The run.sh script does the following:

  • Adds the Snowpark library and dependencies to the classpath.

  • Creates a <path>/snowpark-1.14.0/repl_classes/ directory for the classes generated by the Scala REPL.

  • Preloads the preload.scala file, which imports the com.snowflake.snowpark package and the com.snowflake.snowpark.functions object.

If you are using a different REPL for Scala:

  1. Add the Snowpark library JAR file and dependencies to the classpath.

    • The Snowpark library JAR file is in the top level directory of the extracted TAR/ZIP archive file.

    • The dependencies are in the lib directory of the extracted TAR/ZIP archive file.

  2. Create a temporary directory for the classes generated by the REPL, and configure the REPL to generate classes in that directory.

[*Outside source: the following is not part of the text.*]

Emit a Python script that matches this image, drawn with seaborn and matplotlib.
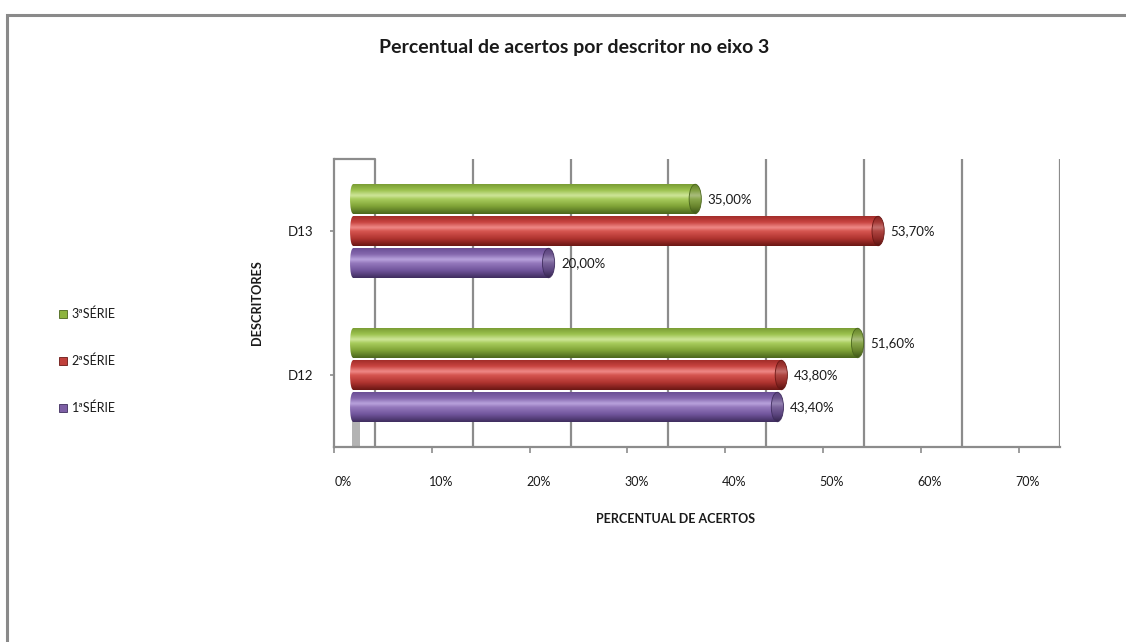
import numpy as np
import pandas as pd
import matplotlib
matplotlib.use("Agg")
import matplotlib.pyplot as plt
import seaborn as sns
from matplotlib.colors import LinearSegmentedColormap, to_rgb
from matplotlib.patches import Ellipse, Patch, Rectangle
from matplotlib.lines import Line2D
from matplotlib.transforms import blended_transform_factory, ScaledTranslation

# ---- data -------------------------------------------------------------
categories = ["D13", "D12"]
series = ["3ªSÉRIE", "2ªSÉRIE", "1ªSÉRIE"]
serie3 = [35.00, 51.60]
serie2 = [53.70, 43.80]
serie1 = [20.00, 43.40]
x_ticks = [0, 10, 20, 30, 40, 50, 60, 70]

title = "Percentual de acertos por descritor no eixo 3"
x_title = "PERCENTUAL DE ACERTOS"
y_title = "DESCRITORES"

# ---- styles -----------------------------------------------------------
base_colors = {"3ªSÉRIE": "#8db43e", "2ªSÉRIE": "#c0403b", "1ªSÉRIE": "#7d5fa5"}
edge_colors = {"3ªSÉRIE": "#4a661c", "2ªSÉRIE": "#6a1714", "1ªSÉRIE": "#3f2d5e"}
cyl_stops = {
    "3ªSÉRIE": ["#7a9d35", "#9cc24e", "#cfe69a", "#a8cc5c", "#7fa236", "#4a661c"],
    "2ªSÉRIE": ["#a22d2a", "#c84440", "#f08a88", "#d65550", "#b03430", "#6a1714"],
    "1ªSÉRIE": ["#6b4f95", "#8467ad", "#b9a3dd", "#9579bd", "#70549b", "#3f2d5e"],
}
stop_pos = [0.0, 0.2, 0.38, 0.5, 0.75, 1.0]
grid_col = "#8c8c8c"
text_col = "#1a1a1a"

# depth offsets of the front axis plane and back wall (in % units)
front = -1.94
back = 2.25

sns.set_style("white")
plt.rcParams["font.family"] = ["Lato", "DejaVu Sans"]

df = pd.DataFrame({
    "descritor": categories * 3,
    "percentual": serie3 + serie2 + serie1,
    "serie": [series[0]] * 2 + [series[1]] * 2 + [series[2]] * 2,
})

W, H = 1126, 642
fig = plt.figure(figsize=(W / 100, H / 100), dpi=100)
fig.patch.set_facecolor("white")
ax = fig.add_axes([334 / W, (H - 447) / H, 726 / W, 288 / H])

sns.barplot(data=df, y="descritor", x="percentual", hue="serie",
            order=categories, hue_order=series, palette=base_colors,
            orient="h", width=0.667, gap=0.08, saturation=1,
            errorbar=None, legend=False, ax=ax)


def cyl_cmap(name, scale=1.0):
    cols = [tuple(min(1, c * scale) for c in to_rgb(h)) for h in cyl_stops[name]]
    return LinearSegmentedColormap.from_list(name, list(zip(stop_pos, cols)))


cap_left = 0.6
cap_right = 1.25
for name, container in zip(series, ax.containers):
    grad = cyl_cmap(name)(np.linspace(0, 1, 96))[:, None, :]
    grad_dark = cyl_cmap(name, 0.82)(np.linspace(0, 1, 96))[:, None, :]
    for rect in container:
        x0, w = rect.get_x(), rect.get_width()
        y0, h = rect.get_y(), rect.get_height()
        yc = y0 + h / 2
        rect.set_edgecolor("none")
        rect.set_zorder(2)
        # body of the cylinder
        im = ax.imshow(grad, extent=(x0, x0 + w, y0 + h, y0), aspect="auto",
                       interpolation="bicubic", zorder=2)
        im.set_clip_path(rect)
        # rounded rear end
        el = Ellipse((x0, yc), cap_left, h, facecolor="none", edgecolor="none", zorder=1.9)
        ax.add_patch(el)
        im = ax.imshow(grad, extent=(x0 - cap_left / 2, x0 + cap_left / 2, y0 + h, y0),
                       aspect="auto", interpolation="bicubic", zorder=1.9)
        im.set_clip_path(el)
        # front cap
        er = Ellipse((x0 + w, yc), cap_right, h, facecolor="none",
                     edgecolor=edge_colors[name], lw=0.6, zorder=2.2)
        ax.add_patch(er)
        im = ax.imshow(grad_dark, extent=(x0 + w - cap_right / 2, x0 + w + cap_right / 2, y0 + h, y0),
                       aspect="auto", interpolation="bicubic", zorder=2.1)
        im.set_clip_path(er)
        # value label
        label = f"{w:.2f}".replace(".", ",") + "%"
        ax.annotate(label, xy=(x0 + w, yc), xytext=(9, 0), textcoords="offset points",
                    ha="left", va="center", fontsize=9.5, color=text_col)

# ---- walls, grid and axes --------------------------------------------
ax.set_xlim(front, 72.3)
ax.set_ylim(1.5, -0.5)
for t in x_ticks:
    ax.axvline(t + back, color=grid_col, lw=1.6, zorder=0.5)

blend = blended_transform_factory(ax.transData, ax.transAxes)
ax.plot([front, back], [1, 1], color=grid_col, lw=1.6, transform=blend, clip_on=False, zorder=0.5)
ax.add_patch(Rectangle((-0.1, 0), 0.8, 0.094, transform=blend, facecolor="#b3b3b3",
                       edgecolor="none", zorder=0.6))

for side in ["top", "right"]:
    ax.spines[side].set_visible(False)
for side in ["left", "bottom"]:
    ax.spines[side].set_color(grid_col)
    ax.spines[side].set_linewidth(1.6)

ax.set_xticks([t + front for t in x_ticks])
ax.set_xticklabels([f"{t}%" for t in x_ticks])
ax.tick_params(axis="x", bottom=True, length=4, width=1.2, color=grid_col, pad=17,
               labelsize=9, labelcolor=text_col)
ax.tick_params(axis="y", left=True, length=3, width=1.2, color=grid_col, pad=12,
               labelsize=9.5, labelcolor=text_col)
shift = ScaledTranslation(9 / 100, 0, fig.dpi_scale_trans)
for lab in ax.get_xticklabels():
    lab.set_transform(lab.get_transform() + shift)
ax.grid(False)

ax.set_xlabel(x_title, fontsize=9, fontweight="bold", color=text_col)
ax.xaxis.set_label_coords((676 - 334) / 726, (447 - 513) / 288)
ax.set_ylabel(y_title, fontsize=9.2, fontweight="bold", color=text_col)
ax.yaxis.set_label_coords((263 - 334) / 726, 0.5)

# ---- title, legend and outer frame -----------------------------------
fig.text(574 / W, 1 - 48 / H, title, ha="center", va="center",
         fontsize=14, fontweight="bold", color=text_col)

handles = [Patch(facecolor=base_colors[s], edgecolor=edge_colors[s], lw=0.6) for s in series]
fig.legend(handles, series, loc="center left", bbox_to_anchor=(59 / W, 1 - 361 / H),
           frameon=False, fontsize=9, handlelength=0.6, handleheight=0.6,
           handletextpad=0.4, labelspacing=2.75, borderpad=0, borderaxespad=0,
           labelcolor=text_col)

fig.add_artist(Line2D([7.5 / W, 7.5 / W, 1.0], [0.0, 1 - 15 / H, 1 - 15 / H],
                      transform=fig.transFigure, color="#8a8a8a", lw=2.2,
                      solid_capstyle="butt", solid_joinstyle="miter"))

fig.savefig("out.png", dpi=100, facecolor="white")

Later, when defining inline user-defined functions (UDFs), you’ll need to specify the directory for the REPL classes as a dependency.

Verifying Your Scala REPL Configuration

To verify that you have configured your project to use Snowpark, run a simple example of Snowpark code.

  1. In the directory containing the files extracted from the .zip / .tar.gz file (i.e. the directory containing the run.sh script), create a Main.scala file that contains the code below:

    import com.snowflake.snowpark._
    import com.snowflake.snowpark.functions._
    
    object Main {
      def main(args: Array[String]): Unit = {
        // Replace the <placeholders> below.
        val configs = Map (
          "URL" -> "https://<account_identifier>.snowflakecomputing.com:443",
          "USER" -> "<user name>",
          "PASSWORD" -> "<password>",
          "ROLE" -> "<role name>",
          "WAREHOUSE" -> "<warehouse name>",
          "DB" -> "<database name>",
          "SCHEMA" -> "<schema name>"
        )
        val session = Session.builder.configs(configs).create
        session.sql("show tables").show()
      }
    }
    
    Copy

    Note the following:

    • Replace the <placeholders> with values that you use to connect to Snowflake.

    • For <account_identifier>, specify your account identifier.

    • If you prefer to use key pair authentication:

      • Replace PASSWORD with PRIVATE_KEY_FILE, and set it to the path to your private key file.

      • If the private key is encrypted, you must set PRIVATE_KEY_FILE_PWD to the passphrase for decrypting the private key.

      As an alternative to setting PRIVATE_KEY_FILE and PRIVATE_KEY_FILE_PWD, you can set the PRIVATEKEY property to the string value of the unencrypted private key from the private key file.

      • For example, if your private key file is unencrypted, set this to the value of the key in the file (without the -----BEGIN PRIVATE KEY----- and -----END PRIVATE KEY----- header and footer and without the line endings).

      • Note that if the private key is encrypted, you must decrypt the key before setting it as the value of the PRIVATEKEY property.

  2. From within the directory, run the run.sh script to start the Scala REPL with the settings needed for the Snowpark library:

    ./run.sh
    
    Copy
  3. In the Scala REPL shell, enter the following command to load the sample file that you just created:

    :load Main.scala
    
    Copy
  4. Run the following statement to execute the main method of the class that you loaded:

    Main.main(Array[String]())
    
    Copy

    This runs the SHOW TABLES command and prints out the first 10 rows of the results.